*COLLECTED DATA*
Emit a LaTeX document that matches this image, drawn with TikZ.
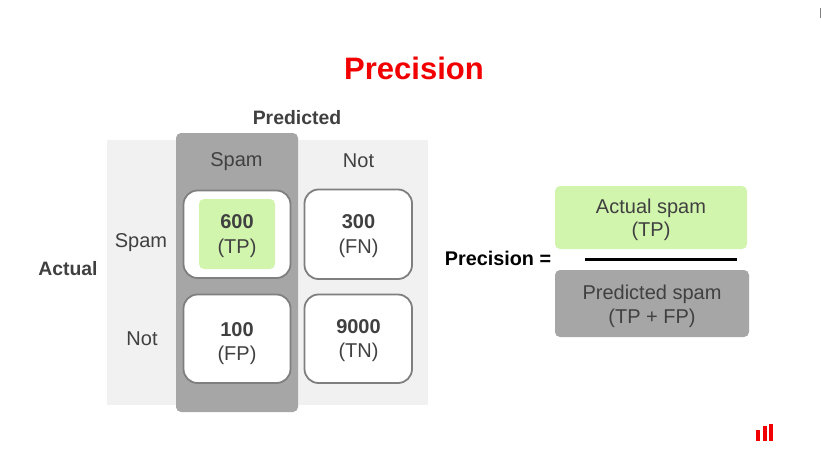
\documentclass[tikz,border=0pt]{standalone}
\usepackage{fontspec}
\setmainfont{Liberation Sans}
\definecolor{txt}{HTML}{404040}
\definecolor{lightbg}{HTML}{F1F1F1}
\definecolor{greybox}{HTML}{A6A6A6}
\definecolor{greenbox}{HTML}{D2F5AE}
\definecolor{cellline}{HTML}{7F7F7F}
\definecolor{brandred}{HTML}{F20000}
\tikzset{
  x=1pt,y=-1pt,
  lab/.style={text=txt,font=\fontsize{20}{24}\selectfont,inner sep=0pt,align=center},
  cell/.style={draw=cellline,line width=1.8pt,fill=white,rounded corners=14pt},
  val/.style={text=txt,font=\fontsize{20}{24.5}\selectfont,inner sep=0pt,align=center},
  boldlab/.style={font=\fontsize{19.4}{23}\selectfont\bfseries,inner sep=0pt},
  flat/.style={rounded corners=5pt},
}
\begin{document}
\begin{tikzpicture}
\useasboundingbox (0,0) rectangle (821,466);
\fill[white] (0,0) rectangle (821,466);
\fill[lightbg] (107,140) rectangle (428,405);
\fill[greybox,flat] (176,133) rectangle (298,412);
\draw[cell] (183.5,190.5) rectangle (290.5,278);
\draw[cell] (304.5,189.5) rectangle (412,279);
\draw[cell] (183.5,294.5) rectangle (290.5,383);
\draw[cell] (304.5,294.5) rectangle (412,383);
\fill[greenbox,flat] (199,199) rectangle (275,269);
\node[text=brandred,font=\fontsize{31}{36}\selectfont\bfseries,inner sep=0pt] (title) at (414,68) {Precision};
\node[boldlab,text=txt] (pred) at (297,118) {Predicted};
\node[boldlab,text=txt] (act) at (68,269) {Actual};
\node[lab] (cspam) at (236.5,161.5) {Spam};
\node[lab] (cnot) at (358.5,161) {Not};
\node[lab] (rspam) at (141,242.5) {Spam};
\node[lab] (rnot) at (142,338.5) {Not};
\node[val] (tp) at (237,236) {\textbf{600}\\(TP)};
\node[val] (fn) at (358.5,236) {\textbf{300}\\(FN)};
\node[val] (fp) at (237,343.5) {\textbf{100}\\(FP)};
\node[val] (tn) at (358.5,340.5) {\textbf{9000}\\(TN)};
\node[boldlab,text=black,font=\fontsize{19.8}{23}\selectfont\bfseries] (prec) at (498,258.5) {Precision =};
\fill[greenbox,flat] (555,186) rectangle (747,249);
\fill[greybox,flat] (555,270) rectangle (749,337);
\node[val,font=\fontsize{20}{23.5}\selectfont] (num) at (651,220) {Actual spam\\(TP)};
\node[val,font=\fontsize{20}{23.5}\selectfont] (den) at (652,306.5) {Predicted spam\\(TP + FP)};
\fill[black] (585,257.5) rectangle (737,260.5);
\fill[brandred] (756,430) rectangle (760,441);
\fill[brandred] (763,426) rectangle (767,441);
\fill[brandred] (769,424) rectangle (773,441);
\fill[gray] (820,8) rectangle (821,18);
\end{tikzpicture}
\end{document}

*TASK*
From the material above, reproduce everything verbatim except the pictures.

*REPLY TO THE TASK*
Emit a LaTeX document that matches this image, drawn with TikZ.
\documentclass[tikz,border=0pt]{standalone}
\usepackage{fontspec}
\setmainfont{Liberation Sans}
\definecolor{txt}{HTML}{404040}
\definecolor{lightbg}{HTML}{F1F1F1}
\definecolor{greybox}{HTML}{A6A6A6}
\definecolor{greenbox}{HTML}{D2F5AE}
\definecolor{cellline}{HTML}{7F7F7F}
\definecolor{brandred}{HTML}{F20000}
\tikzset{
  x=1pt,y=-1pt,
  lab/.style={text=txt,font=\fontsize{20}{24}\selectfont,inner sep=0pt,align=center},
  cell/.style={draw=cellline,line width=1.8pt,fill=white,rounded corners=14pt},
  val/.style={text=txt,font=\fontsize{20}{24.5}\selectfont,inner sep=0pt,align=center},
  boldlab/.style={font=\fontsize{19.4}{23}\selectfont\bfseries,inner sep=0pt},
  flat/.style={rounded corners=5pt},
}
\begin{document}
\begin{tikzpicture}
\useasboundingbox (0,0) rectangle (821,466);
\fill[white] (0,0) rectangle (821,466);
\fill[lightbg] (107,140) rectangle (428,405);
\fill[greybox,flat] (176,133) rectangle (298,412);
\draw[cell] (183.5,190.5) rectangle (290.5,278);
\draw[cell] (304.5,189.5) rectangle (412,279);
\draw[cell] (183.5,294.5) rectangle (290.5,383);
\draw[cell] (304.5,294.5) rectangle (412,383);
\fill[greenbox,flat] (199,199) rectangle (275,269);
\node[text=brandred,font=\fontsize{31}{36}\selectfont\bfseries,inner sep=0pt] (title) at (414,68) {Precision};
\node[boldlab,text=txt] (pred) at (297,118) {Predicted};
\node[boldlab,text=txt] (act) at (68,269) {Actual};
\node[lab] (cspam) at (236.5,161.5) {Spam};
\node[lab] (cnot) at (358.5,161) {Not};
\node[lab] (rspam) at (141,242.5) {Spam};
\node[lab] (rnot) at (142,338.5) {Not};
\node[val] (tp) at (237,236) {\textbf{600}\\(TP)};
\node[val] (fn) at (358.5,236) {\textbf{300}\\(FN)};
\node[val] (fp) at (237,343.5) {\textbf{100}\\(FP)};
\node[val] (tn) at (358.5,340.5) {\textbf{9000}\\(TN)};
\node[boldlab,text=black,font=\fontsize{19.8}{23}\selectfont\bfseries] (prec) at (498,258.5) {Precision =};
\fill[greenbox,flat] (555,186) rectangle (747,249);
\fill[greybox,flat] (555,270) rectangle (749,337);
\node[val,font=\fontsize{20}{23.5}\selectfont] (num) at (651,220) {Actual spam\\(TP)};
\node[val,font=\fontsize{20}{23.5}\selectfont] (den) at (652,306.5) {Predicted spam\\(TP + FP)};
\fill[black] (585,257.5) rectangle (737,260.5);
\fill[brandred] (756,430) rectangle (760,441);
\fill[brandred] (763,426) rectangle (767,441);
\fill[brandred] (769,424) rectangle (773,441);
\fill[gray] (820,8) rectangle (821,18);
\end{tikzpicture}
\end{document}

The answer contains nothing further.